Stated task
Give a count of the lines below that have the string "diagram" in them, with no other words.

Information shown
** begin **

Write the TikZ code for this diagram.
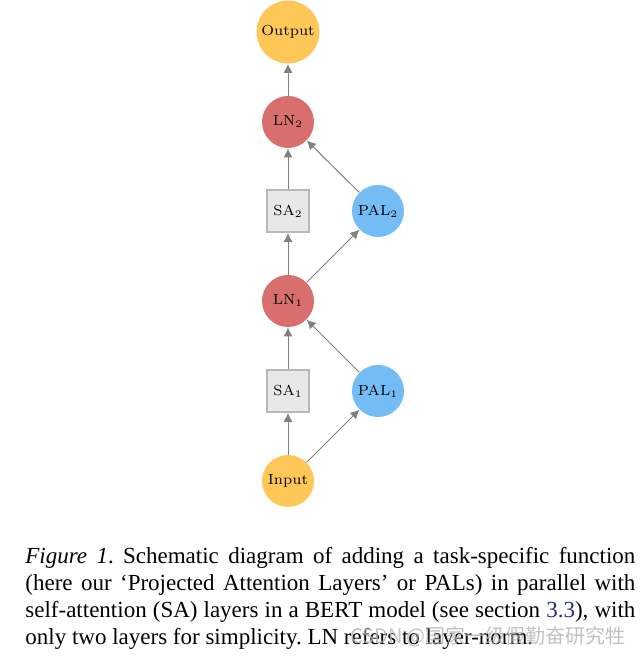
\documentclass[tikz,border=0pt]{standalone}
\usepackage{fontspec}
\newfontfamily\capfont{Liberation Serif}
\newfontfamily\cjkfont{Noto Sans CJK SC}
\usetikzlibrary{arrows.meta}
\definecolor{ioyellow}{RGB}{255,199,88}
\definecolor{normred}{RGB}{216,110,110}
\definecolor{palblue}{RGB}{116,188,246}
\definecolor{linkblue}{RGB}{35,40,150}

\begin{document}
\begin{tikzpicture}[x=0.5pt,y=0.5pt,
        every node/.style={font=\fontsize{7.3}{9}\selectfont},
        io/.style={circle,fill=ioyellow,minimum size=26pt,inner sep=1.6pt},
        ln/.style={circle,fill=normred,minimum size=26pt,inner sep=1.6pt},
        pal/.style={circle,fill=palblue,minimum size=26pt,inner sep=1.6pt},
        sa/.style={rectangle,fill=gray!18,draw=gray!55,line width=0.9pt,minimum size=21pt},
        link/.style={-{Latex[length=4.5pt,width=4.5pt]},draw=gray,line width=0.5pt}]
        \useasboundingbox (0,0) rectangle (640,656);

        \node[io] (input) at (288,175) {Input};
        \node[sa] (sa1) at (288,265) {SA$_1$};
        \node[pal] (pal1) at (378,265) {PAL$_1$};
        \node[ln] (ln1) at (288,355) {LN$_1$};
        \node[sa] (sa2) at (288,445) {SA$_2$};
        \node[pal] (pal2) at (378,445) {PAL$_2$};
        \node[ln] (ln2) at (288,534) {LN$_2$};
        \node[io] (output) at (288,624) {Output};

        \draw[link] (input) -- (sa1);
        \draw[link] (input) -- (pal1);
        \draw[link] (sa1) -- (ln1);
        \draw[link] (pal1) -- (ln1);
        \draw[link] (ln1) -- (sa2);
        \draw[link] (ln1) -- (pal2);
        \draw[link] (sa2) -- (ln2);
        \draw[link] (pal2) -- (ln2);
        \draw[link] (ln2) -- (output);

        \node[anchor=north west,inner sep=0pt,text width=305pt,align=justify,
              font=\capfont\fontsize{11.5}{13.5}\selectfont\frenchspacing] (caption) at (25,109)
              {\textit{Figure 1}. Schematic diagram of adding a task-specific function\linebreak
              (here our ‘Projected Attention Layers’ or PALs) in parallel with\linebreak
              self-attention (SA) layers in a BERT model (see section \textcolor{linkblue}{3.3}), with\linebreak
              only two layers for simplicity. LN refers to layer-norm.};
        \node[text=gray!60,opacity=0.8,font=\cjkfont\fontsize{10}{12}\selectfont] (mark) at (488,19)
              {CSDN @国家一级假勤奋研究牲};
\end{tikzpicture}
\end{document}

** end **

Correct result
2